Don't beat yourself up too badly. Multiple threads accessing shared memory
is *very* tricky. Even smart people (like you) get it wrong sometimes.
so the next question is how best to prevent it. as far
as i can see we
have a couple of proposals:
1) fons' design, which never actually wraps readptr or writeptr, but
masks the address used to access the data buffer
2) removing the intermediate state's visibility
i admit to preferring (2) even though i know that with a 64 bit index,
not wrapping the ptrs is not really a problem.
I also prefer (2).
however, it is not totally clear to me how to prevent
an optimizing
compiler from doing the wrong thing here. unlike the claims made by
someone involved with portaudio, i believe that it is correct to declare
the read_ptr and write_ptr volatile, so that the compiler knows that it
cannot try to be clever about it accesses of the "other" ptr (i.e.
read_ptr for the writing thread, and vice versa). maybe the comment on
the use of volatile was based on some idea that i thought it made the
variables thread safe, which is and never was the case.
i suspect that the safest code looks like:
size_t tmp = (ptr + incr) & mask;
barrier();
ptr = tmp;
but i am not sure whether barrier needs to be read, write or both.

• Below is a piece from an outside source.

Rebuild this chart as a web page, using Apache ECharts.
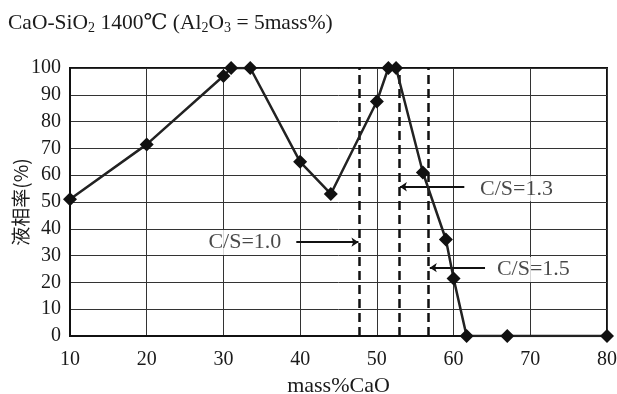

i think that the simpler code:
ptr = (ptr + incr) & mask;
is subject to potential compiler and/or processor "optimization" that
might reduce it back to the problem case of two ops without an
intermediate load/store location. the volatile declaration ought to
prevent the compiler from doing this, and i don't see why a processor
would do this, ever, but clearly i've already been deeply wrong about
this. does anybody know for certain?
It is best to avoid assumptions about what some future compiler may
consider an "optimization". If the register pressure is high at some
point in the program, it may decide to store some value just to free up
register space for other variables.
The "volatile" declaration should remove any need for the compiler
barrier() statement, AFAICT. Note that barrier() is a compiler
directive, and has no effect on the CPU's ability to reorder cache
operations in an SMP memory hierarchy.
Here is a fairly clear and complete description of the memory barrier
issues:
http://lxr.linux.no/linux/Documentation/memory-barriers.txt
As best I can tell, both ring buffer threads require "general" memory
barriers, because they both read and write (different) shared data. In
Linux kernel terms, they'd need to use smp_mb(), since the problems
they address are multiprocessor-only. But, since JACK is not compiled
differently for UP and SMP, the full mb() seems more appropriate.
That stuff makes my head hurt.
--
joq